PA police fire on undercover IDF unit in Bethlehem
By Jonathan LisPalestinian policemen opened fire at undercover Israel Defense Forces soldiers during an operation in Bethlehem yesterday.
No soldiers were hurt during the incident, and the IDF said its inquiry revealed that no policemen were hurt. However, the Palestinians said one policeman was wounded.
According to the army's initial inquiry, the Palestinian police had not been informed about the army operation. Thus, when the soldiers, who were disguised to look like Arabs, came to arrest a wanted man not far from City Hall, the policemen took them for members of an armed Palestinian gang. They opened fire almost immediately after the soldiers got out of their car. In response, the soldiers fired warning shots into the air until an IDF backup force that was waiting nearby rushed to the scene and rescued them.
Bethlehem police commander Issa Hejo claimed the Israelis opened fire first, as they neared a Palestinian checkpoint.
According to army sources, the standard procedure for informing the Palestinians of an IDF presence in a Palestinian city is to notify them as soon as the soldiers arrive. However, the soldiers had no time to conduct the standard notification procedure because the policemen opened fire immediately, the sources said.

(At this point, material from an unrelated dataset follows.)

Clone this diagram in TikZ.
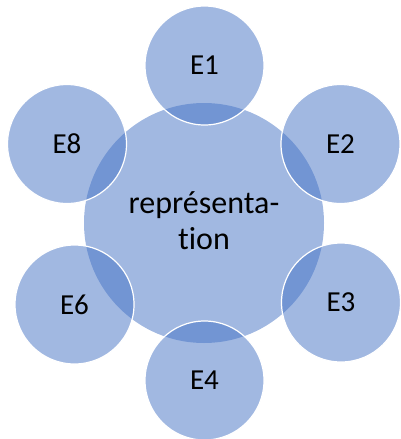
\documentclass[tikz,border=0pt]{standalone}
\usepackage{fontspec}
\setmainfont{Carlito}[Ligatures=NoCommon]
\begin{document}
\begin{tikzpicture}[x=1pt,y=-1pt]
\definecolor{acc}{HTML}{4472C4}
\tikzset{
  hub/.style={circle, fill=acc, fill opacity=0.5, text opacity=1, minimum size=240pt,
    inner sep=0pt, font=\fontsize{32}{36}\selectfont, align=center},
  sat/.style={circle, fill=acc, fill opacity=0.5, draw=white, draw opacity=1,
    line width=1.2pt, text opacity=1, minimum size=119pt, inner sep=0pt,
    font=\fontsize{29}{34}\selectfont},
}
\useasboundingbox (0,0) rectangle (400,439);
\node[hub] (c) at (204,223) {représenta-\\tion\rule[-4pt]{0pt}{4pt}};
\node[sat] (e1) at (204.5,65.5) {E1};
\node[sat] (e2) at (340.5,144) {E2};
\node[sat] (e3) at (341,302.5) {E3};
\node[sat] (e4) at (204.5,380.5) {E4};
\node[sat] (e6) at (74.5,304.5) {E6};
\node[sat] (e8) at (67,144) {E8};
\end{tikzpicture}
\end{document}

They added that the possibility of Palestinian policemen firing at soldiers is taken into account any time an undercover operation is authorized.
The sources praised the soldiers' behavior, saying their decision to fire in the air rather than back at the policemen had prevented a far more serious clash.
They also said that Israel completely accepts the policemen's explanation that they thought they were shooting at an armed Palestinian gang. "It's hard to believe the Palestinian policemen would have acted similarly had they known this was an IDF force," said one.
In another development yesterday, the IDF and the Shin Bet security service arrested Ashraf Awidat, an Islamic Jihad operative from Jenin, who is suspected of involvement in last month's suicide bombing in Hadera, which killed six Israelis. Defense sources said Awidat, 19, had been planning another attack inside Israel when he was arrested.
According to the army and the Shin Bet, Awidat served as an aide to Iyad Abu Rub, the head of the Islamic Jihad network in Jenin, who was arrested by the IDF several days ago. He is suspected of recruiting suicide bombers for the network.
Awidat was found hiding in a dormitory belonging to the American University. The dormitory is located in the village of Zababda, south of Jenin.